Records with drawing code
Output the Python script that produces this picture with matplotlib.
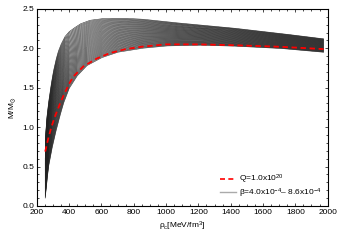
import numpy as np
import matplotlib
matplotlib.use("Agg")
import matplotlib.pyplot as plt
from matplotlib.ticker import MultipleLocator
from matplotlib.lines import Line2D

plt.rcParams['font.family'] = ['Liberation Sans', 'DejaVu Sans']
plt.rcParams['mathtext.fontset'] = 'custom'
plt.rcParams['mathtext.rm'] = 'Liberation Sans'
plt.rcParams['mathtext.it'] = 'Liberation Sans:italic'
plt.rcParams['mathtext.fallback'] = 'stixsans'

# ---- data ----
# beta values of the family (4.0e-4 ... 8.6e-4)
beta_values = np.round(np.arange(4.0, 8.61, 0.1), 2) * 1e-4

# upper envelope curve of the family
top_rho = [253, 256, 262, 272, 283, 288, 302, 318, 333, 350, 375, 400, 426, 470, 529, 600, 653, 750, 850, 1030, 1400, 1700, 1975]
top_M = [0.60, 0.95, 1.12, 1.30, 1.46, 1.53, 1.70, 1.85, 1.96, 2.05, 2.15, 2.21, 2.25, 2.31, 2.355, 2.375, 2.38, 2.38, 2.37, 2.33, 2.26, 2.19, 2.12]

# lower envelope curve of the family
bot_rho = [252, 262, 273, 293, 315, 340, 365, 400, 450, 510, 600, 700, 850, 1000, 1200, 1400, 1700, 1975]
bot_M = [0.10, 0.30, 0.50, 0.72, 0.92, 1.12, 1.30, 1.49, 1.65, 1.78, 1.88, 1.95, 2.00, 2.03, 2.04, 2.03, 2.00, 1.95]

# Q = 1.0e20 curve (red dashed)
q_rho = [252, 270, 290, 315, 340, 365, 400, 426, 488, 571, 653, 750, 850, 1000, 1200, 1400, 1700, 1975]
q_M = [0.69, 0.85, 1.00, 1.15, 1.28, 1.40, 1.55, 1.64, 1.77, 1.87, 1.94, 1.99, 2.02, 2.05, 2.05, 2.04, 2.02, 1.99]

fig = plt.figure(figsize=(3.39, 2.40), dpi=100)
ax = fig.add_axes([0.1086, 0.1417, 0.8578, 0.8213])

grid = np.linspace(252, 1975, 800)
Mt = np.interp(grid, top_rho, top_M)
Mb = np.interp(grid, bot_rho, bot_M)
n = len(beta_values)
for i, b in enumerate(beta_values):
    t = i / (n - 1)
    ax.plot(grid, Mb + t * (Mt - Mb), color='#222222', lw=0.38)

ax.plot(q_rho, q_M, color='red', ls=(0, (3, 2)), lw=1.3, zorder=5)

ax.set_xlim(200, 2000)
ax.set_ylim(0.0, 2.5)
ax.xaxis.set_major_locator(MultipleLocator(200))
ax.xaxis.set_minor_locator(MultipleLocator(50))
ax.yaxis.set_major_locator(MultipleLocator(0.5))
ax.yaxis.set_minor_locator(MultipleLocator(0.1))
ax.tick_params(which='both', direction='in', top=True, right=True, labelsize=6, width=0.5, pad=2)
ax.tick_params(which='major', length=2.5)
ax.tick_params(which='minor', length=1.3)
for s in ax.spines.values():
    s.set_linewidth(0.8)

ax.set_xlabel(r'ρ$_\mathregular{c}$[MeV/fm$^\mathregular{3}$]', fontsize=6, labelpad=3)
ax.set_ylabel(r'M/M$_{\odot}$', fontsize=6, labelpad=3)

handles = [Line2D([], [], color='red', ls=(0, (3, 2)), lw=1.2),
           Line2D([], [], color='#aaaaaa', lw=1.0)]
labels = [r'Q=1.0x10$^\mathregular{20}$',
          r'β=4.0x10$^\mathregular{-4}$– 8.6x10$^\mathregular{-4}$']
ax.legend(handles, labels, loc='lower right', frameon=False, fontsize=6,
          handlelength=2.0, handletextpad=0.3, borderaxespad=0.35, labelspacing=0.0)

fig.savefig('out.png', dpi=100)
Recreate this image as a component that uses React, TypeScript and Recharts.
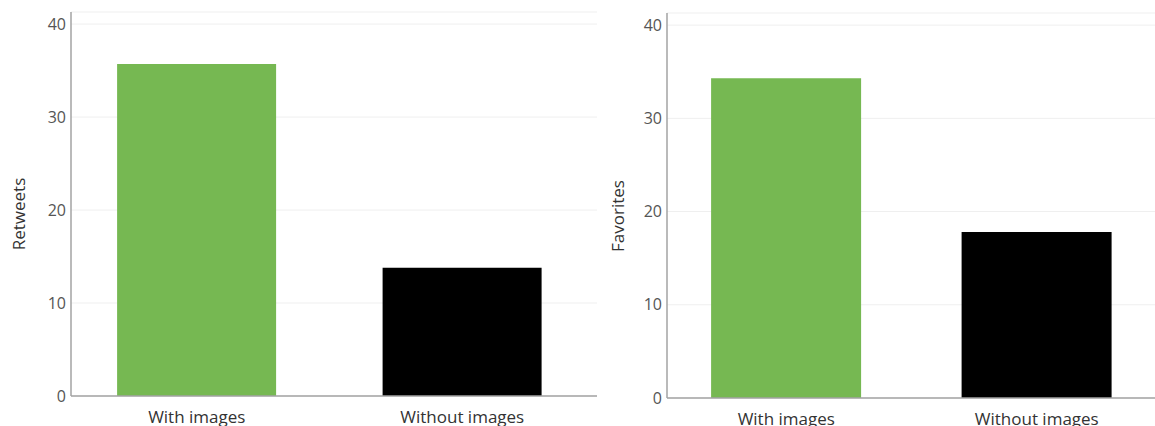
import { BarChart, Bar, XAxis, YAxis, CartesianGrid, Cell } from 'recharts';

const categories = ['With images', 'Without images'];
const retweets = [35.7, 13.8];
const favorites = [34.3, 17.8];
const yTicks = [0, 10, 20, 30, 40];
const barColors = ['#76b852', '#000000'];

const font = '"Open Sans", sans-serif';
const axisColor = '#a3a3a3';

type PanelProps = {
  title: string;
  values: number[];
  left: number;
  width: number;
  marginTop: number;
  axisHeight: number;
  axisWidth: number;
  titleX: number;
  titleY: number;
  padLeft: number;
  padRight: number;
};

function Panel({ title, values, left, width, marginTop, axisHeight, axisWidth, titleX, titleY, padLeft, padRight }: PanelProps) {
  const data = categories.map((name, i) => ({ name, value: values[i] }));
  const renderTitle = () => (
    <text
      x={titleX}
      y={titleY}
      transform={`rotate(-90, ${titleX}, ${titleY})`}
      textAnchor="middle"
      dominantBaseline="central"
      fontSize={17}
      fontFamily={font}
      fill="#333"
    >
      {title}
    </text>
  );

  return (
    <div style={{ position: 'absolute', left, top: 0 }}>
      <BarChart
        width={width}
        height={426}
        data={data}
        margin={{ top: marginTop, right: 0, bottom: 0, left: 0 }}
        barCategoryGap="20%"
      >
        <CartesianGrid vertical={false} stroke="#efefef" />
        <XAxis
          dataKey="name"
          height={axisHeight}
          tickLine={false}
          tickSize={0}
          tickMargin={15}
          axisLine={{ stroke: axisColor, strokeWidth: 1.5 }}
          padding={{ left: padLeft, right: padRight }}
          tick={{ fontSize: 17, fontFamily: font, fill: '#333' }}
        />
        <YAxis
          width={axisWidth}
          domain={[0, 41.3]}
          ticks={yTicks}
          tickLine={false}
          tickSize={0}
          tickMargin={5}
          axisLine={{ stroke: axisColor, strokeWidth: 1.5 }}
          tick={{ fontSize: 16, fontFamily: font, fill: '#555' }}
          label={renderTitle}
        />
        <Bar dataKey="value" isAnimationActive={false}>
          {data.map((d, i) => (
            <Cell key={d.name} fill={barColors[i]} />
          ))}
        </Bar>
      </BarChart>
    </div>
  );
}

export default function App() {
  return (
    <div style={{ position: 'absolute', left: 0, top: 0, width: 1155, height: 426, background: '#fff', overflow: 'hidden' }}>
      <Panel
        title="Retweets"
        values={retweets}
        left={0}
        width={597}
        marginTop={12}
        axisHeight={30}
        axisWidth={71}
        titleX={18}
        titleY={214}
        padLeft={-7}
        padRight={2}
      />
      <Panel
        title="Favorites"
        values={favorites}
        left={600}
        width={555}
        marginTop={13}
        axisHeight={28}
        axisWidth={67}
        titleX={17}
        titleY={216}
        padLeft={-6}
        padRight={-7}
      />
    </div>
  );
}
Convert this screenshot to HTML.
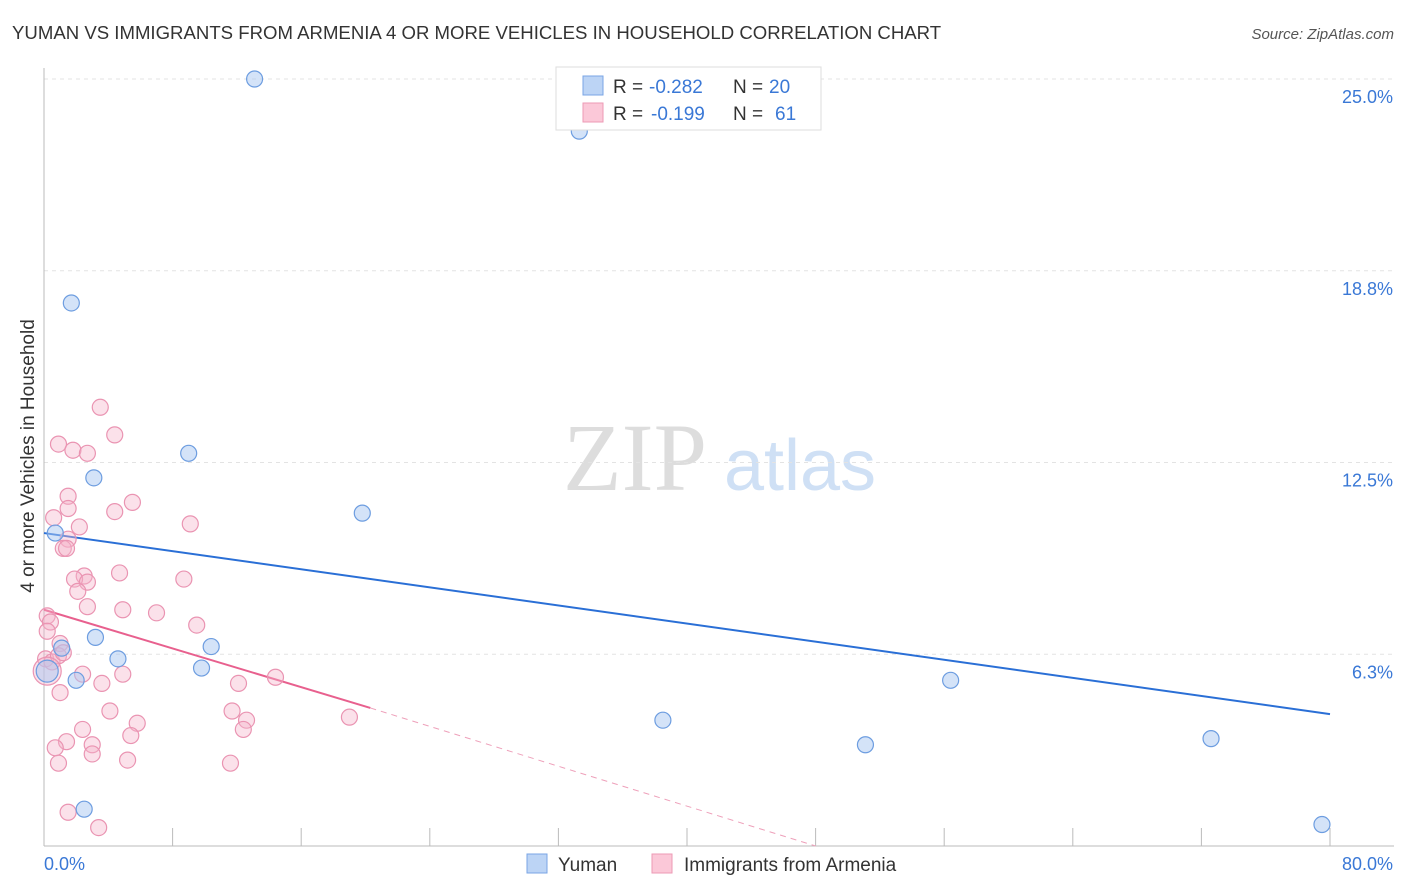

Aim of the exercise ▸ Go through the lines above. Select every one that has the string "picture".

Solution for this exercise ▸
Output the Python script that produces this picture with matplotlib.

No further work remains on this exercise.